AIM: Write out the data again exactly, skipping every picture.

# AVAILABLE DATA start

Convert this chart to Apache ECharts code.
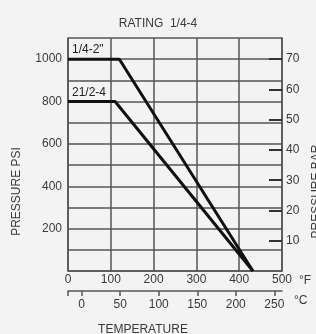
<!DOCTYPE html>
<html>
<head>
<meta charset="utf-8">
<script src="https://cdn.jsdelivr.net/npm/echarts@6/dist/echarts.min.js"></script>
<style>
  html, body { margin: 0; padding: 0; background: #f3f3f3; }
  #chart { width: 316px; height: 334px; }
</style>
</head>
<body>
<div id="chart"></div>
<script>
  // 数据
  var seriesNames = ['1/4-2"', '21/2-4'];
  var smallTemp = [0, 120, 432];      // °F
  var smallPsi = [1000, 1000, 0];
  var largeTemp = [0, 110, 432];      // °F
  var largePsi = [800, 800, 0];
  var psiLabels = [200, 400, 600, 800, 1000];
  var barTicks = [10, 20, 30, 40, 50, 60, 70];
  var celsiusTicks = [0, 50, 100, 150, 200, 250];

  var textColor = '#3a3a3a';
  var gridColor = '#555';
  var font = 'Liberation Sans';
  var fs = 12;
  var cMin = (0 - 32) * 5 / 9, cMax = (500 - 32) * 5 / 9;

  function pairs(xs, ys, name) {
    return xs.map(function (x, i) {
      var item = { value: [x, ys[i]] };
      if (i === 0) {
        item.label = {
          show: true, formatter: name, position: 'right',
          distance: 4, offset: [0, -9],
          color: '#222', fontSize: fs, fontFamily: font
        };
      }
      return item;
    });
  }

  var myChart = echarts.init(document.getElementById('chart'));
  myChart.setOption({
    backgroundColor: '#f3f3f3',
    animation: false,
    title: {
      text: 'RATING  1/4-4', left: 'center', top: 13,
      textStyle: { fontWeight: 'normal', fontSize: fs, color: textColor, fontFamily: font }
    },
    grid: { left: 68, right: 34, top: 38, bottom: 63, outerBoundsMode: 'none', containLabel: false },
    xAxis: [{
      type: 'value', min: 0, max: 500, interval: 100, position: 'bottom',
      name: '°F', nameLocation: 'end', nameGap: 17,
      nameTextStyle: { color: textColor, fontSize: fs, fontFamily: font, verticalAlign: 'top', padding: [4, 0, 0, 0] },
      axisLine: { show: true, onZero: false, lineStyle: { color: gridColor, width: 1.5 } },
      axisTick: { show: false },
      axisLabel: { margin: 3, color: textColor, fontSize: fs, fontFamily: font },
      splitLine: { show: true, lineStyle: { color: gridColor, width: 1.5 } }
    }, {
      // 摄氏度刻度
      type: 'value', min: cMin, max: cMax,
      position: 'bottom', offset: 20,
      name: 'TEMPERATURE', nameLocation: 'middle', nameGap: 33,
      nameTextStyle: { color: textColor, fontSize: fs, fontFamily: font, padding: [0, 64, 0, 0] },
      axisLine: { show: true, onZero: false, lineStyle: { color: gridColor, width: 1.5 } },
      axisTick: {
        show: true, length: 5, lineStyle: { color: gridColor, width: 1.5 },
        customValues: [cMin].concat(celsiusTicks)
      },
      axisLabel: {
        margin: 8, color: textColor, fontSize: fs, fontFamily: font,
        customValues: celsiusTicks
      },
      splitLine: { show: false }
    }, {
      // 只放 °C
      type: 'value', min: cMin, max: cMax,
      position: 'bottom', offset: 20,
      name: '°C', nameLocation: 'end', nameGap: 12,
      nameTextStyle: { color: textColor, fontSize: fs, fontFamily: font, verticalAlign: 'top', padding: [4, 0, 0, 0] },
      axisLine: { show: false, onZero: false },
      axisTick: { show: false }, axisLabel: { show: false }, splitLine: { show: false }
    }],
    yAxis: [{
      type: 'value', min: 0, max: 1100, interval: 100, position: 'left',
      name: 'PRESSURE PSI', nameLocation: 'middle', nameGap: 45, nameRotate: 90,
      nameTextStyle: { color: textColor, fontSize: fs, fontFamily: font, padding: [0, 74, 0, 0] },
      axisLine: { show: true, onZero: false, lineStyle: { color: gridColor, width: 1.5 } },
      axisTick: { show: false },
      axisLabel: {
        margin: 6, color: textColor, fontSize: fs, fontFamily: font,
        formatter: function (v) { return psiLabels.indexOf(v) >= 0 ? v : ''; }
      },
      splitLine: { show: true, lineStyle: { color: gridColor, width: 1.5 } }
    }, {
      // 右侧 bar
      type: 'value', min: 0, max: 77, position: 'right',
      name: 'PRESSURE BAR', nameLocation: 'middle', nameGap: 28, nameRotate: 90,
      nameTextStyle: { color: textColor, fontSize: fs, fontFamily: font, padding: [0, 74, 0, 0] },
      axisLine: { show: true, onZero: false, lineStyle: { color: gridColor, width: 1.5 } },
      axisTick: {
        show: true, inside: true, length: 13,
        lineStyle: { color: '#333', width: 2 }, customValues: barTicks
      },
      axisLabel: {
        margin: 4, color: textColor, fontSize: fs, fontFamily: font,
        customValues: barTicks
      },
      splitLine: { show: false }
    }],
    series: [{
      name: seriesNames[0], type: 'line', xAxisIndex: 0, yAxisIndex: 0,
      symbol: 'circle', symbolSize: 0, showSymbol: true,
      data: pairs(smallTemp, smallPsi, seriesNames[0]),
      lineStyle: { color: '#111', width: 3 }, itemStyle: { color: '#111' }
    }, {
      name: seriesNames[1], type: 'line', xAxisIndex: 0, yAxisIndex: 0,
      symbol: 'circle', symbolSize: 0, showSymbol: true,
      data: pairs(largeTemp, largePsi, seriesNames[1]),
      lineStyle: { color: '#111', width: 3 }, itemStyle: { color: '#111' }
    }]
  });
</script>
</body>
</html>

# AVAILABLE DATA end

THE ANSWER:
Convert this chart to Apache ECharts code.
<!DOCTYPE html>
<html>
<head>
<meta charset="utf-8">
<script src="https://cdn.jsdelivr.net/npm/echarts@6/dist/echarts.min.js"></script>
<style>
  html, body { margin: 0; padding: 0; background: #f3f3f3; }
  #chart { width: 316px; height: 334px; }
</style>
</head>
<body>
<div id="chart"></div>
<script>
  // 数据
  var seriesNames = ['1/4-2"', '21/2-4'];
  var smallTemp = [0, 120, 432];      // °F
  var smallPsi = [1000, 1000, 0];
  var largeTemp = [0, 110, 432];      // °F
  var largePsi = [800, 800, 0];
  var psiLabels = [200, 400, 600, 800, 1000];
  var barTicks = [10, 20, 30, 40, 50, 60, 70];
  var celsiusTicks = [0, 50, 100, 150, 200, 250];

  var textColor = '#3a3a3a';
  var gridColor = '#555';
  var font = 'Liberation Sans';
  var fs = 12;
  var cMin = (0 - 32) * 5 / 9, cMax = (500 - 32) * 5 / 9;

  function pairs(xs, ys, name) {
    return xs.map(function (x, i) {
      var item = { value: [x, ys[i]] };
      if (i === 0) {
        item.label = {
          show: true, formatter: name, position: 'right',
          distance: 4, offset: [0, -9],
          color: '#222', fontSize: fs, fontFamily: font
        };
      }
      return item;
    });
  }

  var myChart = echarts.init(document.getElementById('chart'));
  myChart.setOption({
    backgroundColor: '#f3f3f3',
    animation: false,
    title: {
      text: 'RATING  1/4-4', left: 'center', top: 13,
      textStyle: { fontWeight: 'normal', fontSize: fs, color: textColor, fontFamily: font }
    },
    grid: { left: 68, right: 34, top: 38, bottom: 63, outerBoundsMode: 'none', containLabel: false },
    xAxis: [{
      type: 'value', min: 0, max: 500, interval: 100, position: 'bottom',
      name: '°F', nameLocation: 'end', nameGap: 17,
      nameTextStyle: { color: textColor, fontSize: fs, fontFamily: font, verticalAlign: 'top', padding: [4, 0, 0, 0] },
      axisLine: { show: true, onZero: false, lineStyle: { color: gridColor, width: 1.5 } },
      axisTick: { show: false },
      axisLabel: { margin: 3, color: textColor, fontSize: fs, fontFamily: font },
      splitLine: { show: true, lineStyle: { color: gridColor, width: 1.5 } }
    }, {
      // 摄氏度刻度
      type: 'value', min: cMin, max: cMax,
      position: 'bottom', offset: 20,
      name: 'TEMPERATURE', nameLocation: 'middle', nameGap: 33,
      nameTextStyle: { color: textColor, fontSize: fs, fontFamily: font, padding: [0, 64, 0, 0] },
      axisLine: { show: true, onZero: false, lineStyle: { color: gridColor, width: 1.5 } },
      axisTick: {
        show: true, length: 5, lineStyle: { color: gridColor, width: 1.5 },
        customValues: [cMin].concat(celsiusTicks)
      },
      axisLabel: {
        margin: 8, color: textColor, fontSize: fs, fontFamily: font,
        customValues: celsiusTicks
      },
      splitLine: { show: false }
    }, {
      // 只放 °C
      type: 'value', min: cMin, max: cMax,
      position: 'bottom', offset: 20,
      name: '°C', nameLocation: 'end', nameGap: 12,
      nameTextStyle: { color: textColor, fontSize: fs, fontFamily: font, verticalAlign: 'top', padding: [4, 0, 0, 0] },
      axisLine: { show: false, onZero: false },
      axisTick: { show: false }, axisLabel: { show: false }, splitLine: { show: false }
    }],
    yAxis: [{
      type: 'value', min: 0, max: 1100, interval: 100, position: 'left',
      name: 'PRESSURE PSI', nameLocation: 'middle', nameGap: 45, nameRotate: 90,
      nameTextStyle: { color: textColor, fontSize: fs, fontFamily: font, padding: [0, 74, 0, 0] },
      axisLine: { show: true, onZero: false, lineStyle: { color: gridColor, width: 1.5 } },
      axisTick: { show: false },
      axisLabel: {
        margin: 6, color: textColor, fontSize: fs, fontFamily: font,
        formatter: function (v) { return psiLabels.indexOf(v) >= 0 ? v : ''; }
      },
      splitLine: { show: true, lineStyle: { color: gridColor, width: 1.5 } }
    }, {
      // 右侧 bar
      type: 'value', min: 0, max: 77, position: 'right',
      name: 'PRESSURE BAR', nameLocation: 'middle', nameGap: 28, nameRotate: 90,
      nameTextStyle: { color: textColor, fontSize: fs, fontFamily: font, padding: [0, 74, 0, 0] },
      axisLine: { show: true, onZero: false, lineStyle: { color: gridColor, width: 1.5 } },
      axisTick: {
        show: true, inside: true, length: 13,
        lineStyle: { color: '#333', width: 2 }, customValues: barTicks
      },
      axisLabel: {
        margin: 4, color: textColor, fontSize: fs, fontFamily: font,
        customValues: barTicks
      },
      splitLine: { show: false }
    }],
    series: [{
      name: seriesNames[0], type: 'line', xAxisIndex: 0, yAxisIndex: 0,
      symbol: 'circle', symbolSize: 0, showSymbol: true,
      data: pairs(smallTemp, smallPsi, seriesNames[0]),
      lineStyle: { color: '#111', width: 3 }, itemStyle: { color: '#111' }
    }, {
      name: seriesNames[1], type: 'line', xAxisIndex: 0, yAxisIndex: 0,
      symbol: 'circle', symbolSize: 0, showSymbol: true,
      data: pairs(largeTemp, largePsi, seriesNames[1]),
      lineStyle: { color: '#111', width: 3 }, itemStyle: { color: '#111' }
    }]
  });
</script>
</body>
</html>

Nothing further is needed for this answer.